Changing the Lens

What we seeCameras are amazing.  I mean, perhaps I’m just easily amazed, but I was amazed before they went digital.  Think about it.  You click a little box and an image of what you are looking at is transferred to film.  You develop it, and voilà!  You have a picture.  Then came the digital age.  Even more amazing, right?  Click and upload and share with the world, instantaneously.  But cameras require a lens, and the type of lens determines what you see within the frame.  If you use a telephoto lens, you can pull a far away image closer.  If you use a macro lens you can see the finest detail on a flower.  With a standard lens, you view may be somewhat limited in scope.  With a wide angle lens, you pull more into view, and hence your picture.

But here’s the thing:  If you spend your life looking through a narrow lens, you’re missing the world around you.  I had a conversation, via text (of course, in this digital age), with someone who suggested that something which happened, might not have really happened, because there were no cell phone videos or images of the event as it was happening.  For the record, the event was a mass-shooting.  And, for the record, I think if someone is firing a semi-automatic weapon at you, you might not choose to stop, drop, and take a video.  You might be running for your life.  But when I heard this argument, after dealing with my disbelief that anyone could possibly believe anything as horrific as a mass shooting could be a hoax, it made me stop and think.  If you’ve grown up with a cell phone in your hand, and if you’ve used that cell phone to document every step of your life – Look what I’m having for breakfast!  Selfie!  Look where we went today!  Selfie!  Look at the new jeans I bought!  Selfie!  Look what I’m having for lunch!  Selfie!  Look where I am now!  Selfie! (You get my drift.) – then any event, good, bad, or indifferent, not documented by cell phone pictures or videos, can’t possibly be a real event.  At least not to your cell phone-oriented mind.  This is weird to me, because it actually does make some kind of sense, in a very sad and distorted sort of way.  I didn’t grow up with a cell phone.  I didn’t have a cell phone until I was well into adulthood, and the first one I had not only came in a suitcase, but you could barely hear the person on the other end through all the static. But it was portable and, at the time, we all found that to be amazing and exciting. So I’ve spent the majority of my time here on Earth relying on my eyes and ears and other senses to document my life and events occurring around me.  Honestly?  Most of the time I can’t even get my phone out of my pocket and turned on it time to capture some amazing moment.
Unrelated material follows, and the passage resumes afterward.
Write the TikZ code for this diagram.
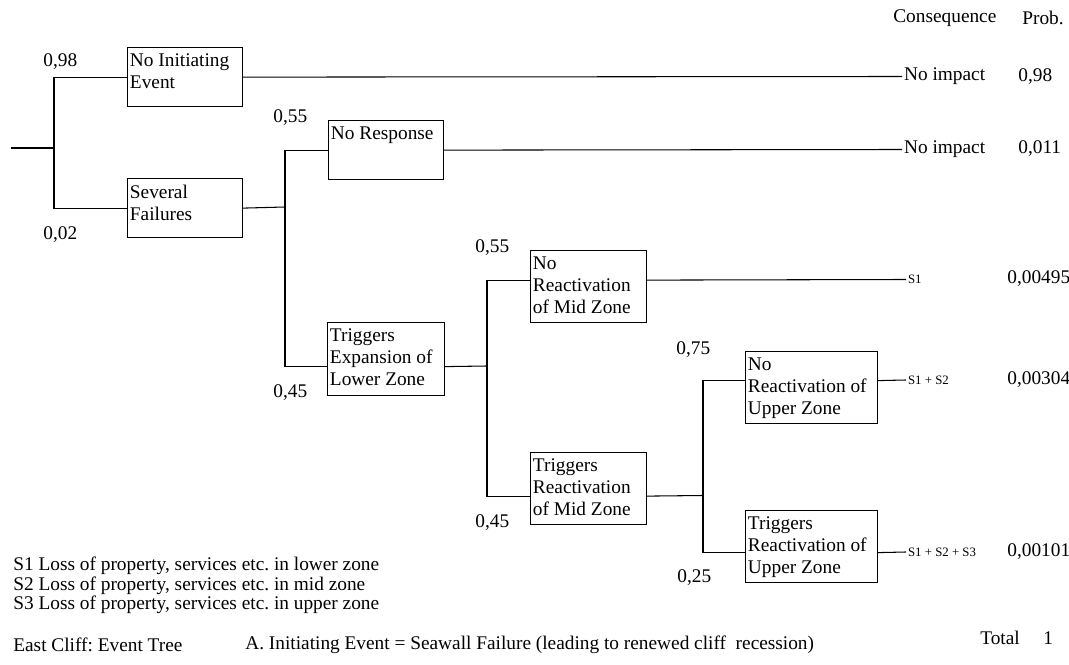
\documentclass[tikz,border=0pt]{standalone}
\usepackage{fontspec}
\setmainfont{Liberation Serif}
\usetikzlibrary{calc}
\frenchspacing

\begin{document}
\begin{tikzpicture}[
x=0.02cm,y=-0.02cm,
font=\fontsize{11}{12.5}\selectfont,
box/.style={draw,line width=.7pt,anchor=north west,minimum width=2.3cm,minimum height=1.18cm,inner sep=0pt},
tallbox/.style={box,minimum width=2.32cm,minimum height=1.44cm},
widebox/.style={box,minimum width=2.64cm,minimum height=1.44cm},
boxtext/.style={anchor=north west,align=left,inner xsep=1.5pt,inner ysep=3.8pt},
branch/.style={line width=.6pt},
txt/.style={anchor=west,inner sep=0pt},
cons/.style={anchor=west,inner sep=1pt},
small/.style={cons,font=\fontsize{7.3}{8}\selectfont}
]
\useasboundingbox (0,0) rectangle (1069,665);

% header
\node[txt] (hcons) at (893,18) {Consequence};
\node[txt] (hprob) at (1022,18) {Prob.};

% event boxes
\node[box,label={[boxtext]north west:No Initiating\\Event}] (noinit) at (127,47) {};
\node[box,label={[boxtext]north west:Several\\Failures}] (several) at (127,178) {};
\node[box,label={[boxtext]north west:No Response}] (noresp) at (328,120) {};
\node[tallbox,minimum width=2.34cm,minimum height=1.46cm,label={[boxtext]north west:Triggers\\Expansion of\\Lower Zone}] (lower) at (327,322) {};
\node[tallbox,label={[boxtext]north west:No\\Reactivation\\of Mid Zone}] (nomid) at (530,250) {};
\node[tallbox,label={[boxtext]north west:Triggers\\Reactivation\\of Mid Zone}] (mid) at (530,452) {};
\node[widebox,label={[boxtext]north west:No\\Reactivation of\\Upper Zone}] (noupper) at (745,351) {};
\node[widebox,label={[boxtext]north west:Triggers\\Reactivation of\\Upper Zone}] (upper) at (745,510) {};

% consequences
\node[cons] (c1) at (902,76.5) {No impact};
\node[cons] (c2) at (902,149.5) {No impact};
\node[small] (c3) at (906,279.5) {S1};
\node[small] (c4) at (906,380) {S1 + S2};
\node[small] (c5) at (906,552) {S1 + S2 + S3};

% probabilities
\node[txt] (p1) at (1018,77) {0,98};
\node[txt] (p2) at (1018,149) {0,011};
\node[txt] (p3) at (1007,279) {0,00495};
\node[txt] (p4) at (1007,380) {0,00304};
\node[txt] (p5) at (1007,552) {0,00101};

% branch probabilities
\node[txt] (q1) at (43,62) {0,98};
\node[txt] (q2) at (43,235) {0,02};
\node[txt] (q3) at (273,118) {0,55};
\node[txt] (q4) at (273,393) {0,45};
\node[txt] (q5) at (475,248) {0,55};
\node[txt] (q6) at (475,523) {0,45};
\node[txt] (q7) at (676,350) {0,75};
\node[txt] (q8) at (677,578) {0,25};

% branch points
\coordinate (root) at (11,148);
\coordinate (f1) at (54,148);
\coordinate (f2) at (285,207);
\coordinate (f3) at (487,366);
\coordinate (f4) at (703,495.5);

\draw[branch] (root) -- (f1);
\draw[branch] (noinit.west) -| (f1);
\draw[branch] (several.west) -| (f1);
\draw[branch] (several.east) -- (f2);
\draw[branch] (noresp.west) -| (f2);
\draw[branch] ($(lower.west)+(0,7.5)$) -| (f2);
\draw[branch] ($(lower.east)+(0,7.5)$) -- (f3);
\draw[branch] ($(nomid.west)+(0,-6.5)$) -| (f3);
\draw[branch] ($(mid.west)+(0,7.5)$) -| (f3);
\draw[branch] ($(mid.east)+(0,7.5)$) -- (f4);
\draw[branch] ($(noupper.west)+(0,-7)$) -| (f4);
\draw[branch] ($(upper.west)+(0,6)$) -| (f4);

\draw[branch] (noinit.east) -- (c1.west);
\draw[branch] (noresp.east) -- (c2.west);
\draw[branch] ($(nomid.east)+(0,-6.5)$) -- (c3.west);
\draw[branch] ($(noupper.east)+(0,-7)$) -- (c4.west);
\draw[branch] ($(upper.east)+(0,6)$) -- (c5.west);

% legend
\node[txt] (s1) at (13,566) {S1 Loss of property, services etc. in lower zone};
\node[txt] (s2) at (13,586) {S2 Loss of property, services etc. in mid zone};
\node[txt] (s3) at (13,605) {S3 Loss of property, services etc. in upper zone};
\node[txt] (title) at (13,645) {East Cliff: Event Tree};
\node[txt] (caption) at (245,645) {A. Initiating Event = Seawall Failure (leading to renewed cliff~ recession)};
\node[txt] (total) at (980,638) {Total};
\node[txt] (totalval) at (1043,638) {1};
\end{tikzpicture}
\end{document}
I think, in this case, there is an argument to be made for the failure of technology to enhance our lives.  If you are intent on documenting your life with your cell phone, you’re not spending your time living your life.  That narrow focus is keeping things hidden from you.  You need the wide-angle lens, the lens you were born with.  You need your peripheral vision.  You need critical thinking, without cell phone verification.  That’s living and learning.  You need to turn it off, put it away, and look around you.  There’s a whole world out there, filled with events better seen with the wide-angle lens then they ever would be with a narrow, limited, cell phone camera.  Sometimes reality is more frightening, but often it can be more beautiful as well.  Changing the lens, changes the view.  And, perhaps, the viewpoint.